We express no opinion on the merits of plaintiffs' argument. It could and should have been made to a court in Minnesotathe forum the parties chose by contract. If New York's interest in applying its own law to this transaction is as powerful as plaintiffs contend, we cannot assume that Minnesota courts would ignore it, any more than we would ignore the interests or policies of the State of Minnesota where they were implicated. In short, objections to a choice of law clause are not a warrant for failure to enforce a choice of forum clause.

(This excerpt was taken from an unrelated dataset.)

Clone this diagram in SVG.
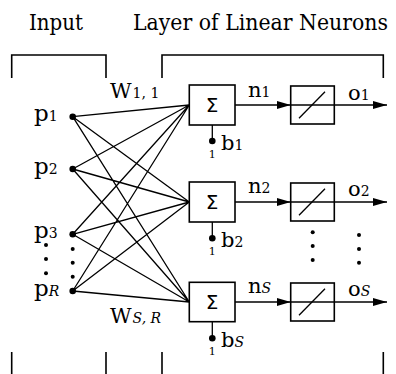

"Forum selection clauses are enforced because they provide certainty and predictability in the resolution of disputes" (see Brooke Group v JCH Syndicate 488, 87 NY2d 530, 534 [1996]). The Supreme Court noted that all of the proceedings regarding the contract and the employment training took place in Minnesota. Further, defendants, incorporated in Delaware, had their principal places of business in Minnesota. All paychecks were generated from the Minnesota office. There does not appear to [*5]be a reason why IDS or AEFA would contemplate coming into New York for litigation. Here it is clear from the setup of the agreement that plaintiffs' reasonable expectations were that all litigation would take place in Minnesota, not New York.
Accordingly, the order of the Appellate Division should be affirmed, with costs.
Chief Judge Kaye and Judges Ciparick, Rosenblatt, Graffeo, Read and R.S. Smith concur.
Order affirmed, with costs.
"[Labor Law] § 193. Deductions from wages
"1. No employer shall make any deduction from the wages of an employee, except deductions which:
"a. are made in accordance with the provisions of any law or any rule or regulation issued by any governmental agency; or
"b. are expressly authorized in writing by the employee and are for the benefit of the employee; provided that such authorization is kept on file on the employer's premises. Such authorized deductions shall be limited to payments for insurance premiums, pension or health and welfare benefits, contributions to charitable organizations, payments for United States bonds, payments for dues or assessments to a labor organization, and similar payments for the benefit of the employee."
Footnote 2:
"[Labor Law] § 198-c. Benefits or wage supplements
"1. In addition to any other penalty or punishment otherwise prescribed by law, any employer who is party to an agreement to pay or provide benefits or wage supplements to employees or to a third party or fund for the benefit of employees and who fails, neglects or refuses to pay the amount or amounts necessary to provide such benefits or furnish such supplements within thirty days after such payments are required to be made, shall be guilty of a misdemeanor, and upon conviction shall be punished as provided in section one hundred ninety-eight-a of the article. Where such employer is a corporation, the president, secretary, treasurer or officers exercising corresponding functions shall each be guilty of a misdemeanor.
"2. As used in this section, the term 'benefits or wage supplements' includes, but is not limited to, reimbursement for expenses; health, welfare and retirement benefits; and vacation, separation or holiday pay."
Footnote 3:
"Section 193, subdivision 1 (b), of the New York State Labor Law permits an employer to make deductions from an employee's wages for certain enumerated items and also for 'similar payments for the benefit of the employee'. Permitted deductions for all such non-enumerated items shall not exceed, in the aggregate, 10 percent of the gross wages due the employee for a payroll period."